In an interesting twist, the dual roles of supporter and evaluator can reverse at least one more time. And if they do, I believe, it’s a sign that you’ve carried out both roles with integrity. I have invested significantly into the careers of junior colleagues only to later vote, full of regret, against their tenure. Then I’ve had those same colleagues come to me for counsel about next steps.
That’s awkward in a whole new way. I vividly remember having an hourlong conversation with an assistant professor who had been turned down for tenure and was asking me for advice on how to frame their appeal. Either they hadn’t figured out that I was a “no” vote or, even more interesting, they knew that but realized that I had provided meaningful support before the decision and could be counted on to continue doing so in its wake.

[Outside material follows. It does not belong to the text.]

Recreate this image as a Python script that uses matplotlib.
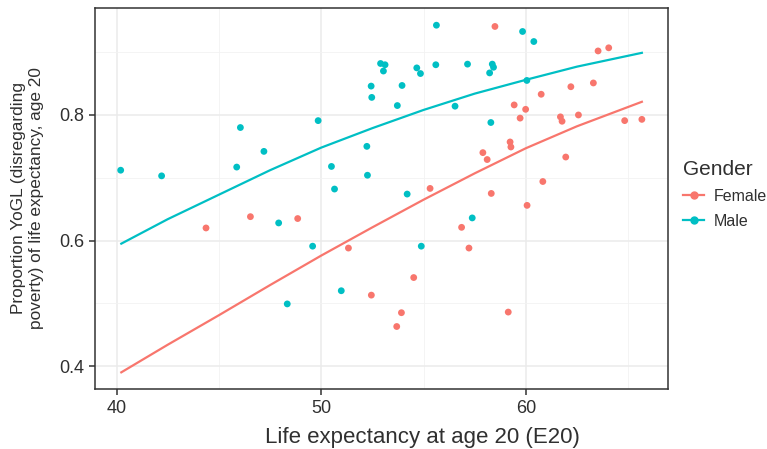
import numpy as np
import matplotlib.pyplot as plt
from matplotlib.lines import Line2D

plt.rcParams['font.family'] = ['Liberation Sans', 'DejaVu Sans']

# points
male_x = [40.2, 42.2, 46.05, 45.87, 47.2, 49.85, 50.5, 50.65, 52.23, 52.26,
          52.44, 52.47, 55.63, 52.9, 53.12, 53.04, 54.67, 54.85, 53.95, 53.72,
          55.6, 57.15, 56.54, 58.36, 58.42, 58.23, 58.29, 59.84, 60.39, 60.05,
          54.2, 47.92, 49.58, 48.34, 50.98, 57.38, 54.89]
male_y = [0.712, 0.703, 0.780, 0.717, 0.742, 0.791, 0.718, 0.682, 0.750, 0.704,
          0.846, 0.828, 0.943, 0.882, 0.880, 0.870, 0.875, 0.866, 0.847, 0.815,
          0.880, 0.881, 0.814, 0.881, 0.876, 0.867, 0.788, 0.933, 0.917, 0.855,
          0.674, 0.628, 0.591, 0.499, 0.520, 0.636, 0.591]

female_x = [58.49, 63.53, 64.05, 62.2, 63.3, 60.75, 59.43, 59.99, 59.72, 61.69,
            61.77, 62.57, 64.83, 65.67, 59.23, 59.27, 57.9, 58.11, 61.95, 60.83,
            55.32, 58.31, 60.06, 44.37, 46.54, 48.85, 51.33, 52.45, 56.86, 57.22,
            54.52, 53.92, 53.69, 59.14]
female_y = [0.941, 0.902, 0.907, 0.845, 0.851, 0.833, 0.816, 0.809, 0.795, 0.797,
            0.790, 0.800, 0.791, 0.793, 0.757, 0.749, 0.740, 0.729, 0.733, 0.694,
            0.683, 0.675, 0.656, 0.620, 0.638, 0.635, 0.588, 0.513, 0.621, 0.588,
            0.541, 0.485, 0.463, 0.486]

# fitted curves, read at a few x positions
fit_x = [40.23, 42.5, 45.0, 47.5, 50.0, 52.5, 55.0, 57.5, 60.0, 62.5, 65.67]
male_fit = [0.595, 0.634, 0.673, 0.712, 0.748, 0.779, 0.808, 0.834, 0.856, 0.877, 0.899]
female_fit = [0.390, 0.434, 0.481, 0.529, 0.576, 0.621, 0.665, 0.707, 0.747, 0.782, 0.821]

red = '#F8766D'
teal = '#00BFC4'
txt = '#303030'

fig = plt.figure(figsize=(7.67, 4.49), dpi=100)
ax = fig.add_axes([0.124, 0.133, 0.747, 0.850])

ax.plot(fit_x, female_fit, color=red, lw=1.6, zorder=3)
ax.plot(fit_x, male_fit, color=teal, lw=1.6, zorder=3)
ax.scatter(female_x, female_y, s=24, color=red, edgecolors='none', zorder=4)
ax.scatter(male_x, male_y, s=24, color=teal, edgecolors='none', zorder=4)

ax.set_xlim(38.95, 66.95)
ax.set_ylim(0.363, 0.971)
ax.set_xticks([40, 50, 60])
ax.set_yticks([0.4, 0.6, 0.8])
ax.set_yticklabels(['0.4', '0.6', '0.8'])
ax.set_xticks([45, 55, 65], minor=True)
ax.set_yticks([0.5, 0.7, 0.9], minor=True)
ax.grid(True, which='major', color='#ebebeb', lw=1.1)
ax.grid(True, which='minor', color='#f2f2f2', lw=0.6)
ax.set_axisbelow(True)
ax.tick_params(which='major', length=4, width=1.1, color='#333333',
               labelsize=13, labelcolor=txt, pad=3.5)
ax.tick_params(which='minor', length=0)
for s in ax.spines.values():
    s.set_color('#333333')
    s.set_linewidth(1.1)

ax.set_xlabel('Life expectancy at age 20 (E20)', fontsize=16, color=txt)
ax.xaxis.set_label_coords(0.572, -0.098)
ax.set_ylabel('Proportion YoGL (disregarding\npoverty) of life expectancy, age 20',
              fontsize=12.4, color=txt, linespacing=1.2)
ax.yaxis.set_label_coords(-0.09, 0.5)

handles = [Line2D([], [], color=red, lw=1.6, marker='o', ms=5),
           Line2D([], [], color=teal, lw=1.6, marker='o', ms=5)]
leg = fig.legend(handles, ['Female', 'Male'], title='Gender', loc='upper left',
                 bbox_to_anchor=(0.872, 0.676), frameon=False, fontsize=11.5,
                 title_fontsize=15, handlelength=1.3, handletextpad=0.6,
                 labelspacing=0.62, alignment='left')
for t in leg.get_texts():
    t.set_color(txt)
leg.get_title().set_color(txt)

fig.savefig('out.png', dpi=100)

So far, I’ve focused on how to balance the demands of your dual roles. But the other part of your question was about how to manage the interpersonal dynamics. You worry that this junior colleague is “playing” you: What do you do about that?
You owe it to all tenure-track professors to be honest in your assessment. In whatever formal or informal settings your institution provides, tell this assistant professor that you’re concerned about their prospects for tenure. Although it’s a very painful piece of news to pass on, it’s not personal: It has nothing to do with whether you like or admire your colleague. And the fact that you’re recently arrived means that you’ve had little or no role in whatever institutional failures may have contributed to their individual failure.
The decision isn’t yours alone to make, of course; you’re simply giving this tenure candidate a sense of how the dossier strikes you as an experienced reviewer. By emphasizing the fact that you’re not the rainmaker when it comes to this person’s future, you can make clear that currying favor with you isn’t a useful investment of their time. It’s an understandably human reaction, when one’s future is at risk, to reach for the low-hanging fruit: Volunteer for everything! Make friends! Bring donuts! But no one ever won tenure with Krispy Kreme.
It’s simple to write in a sentence, and fiendishly difficult to live out in practice, but: As chair, your role requires unflinching commitment to the success of all of your colleagues, while the tenure process requires you to acknowledge when those efforts have fallen short.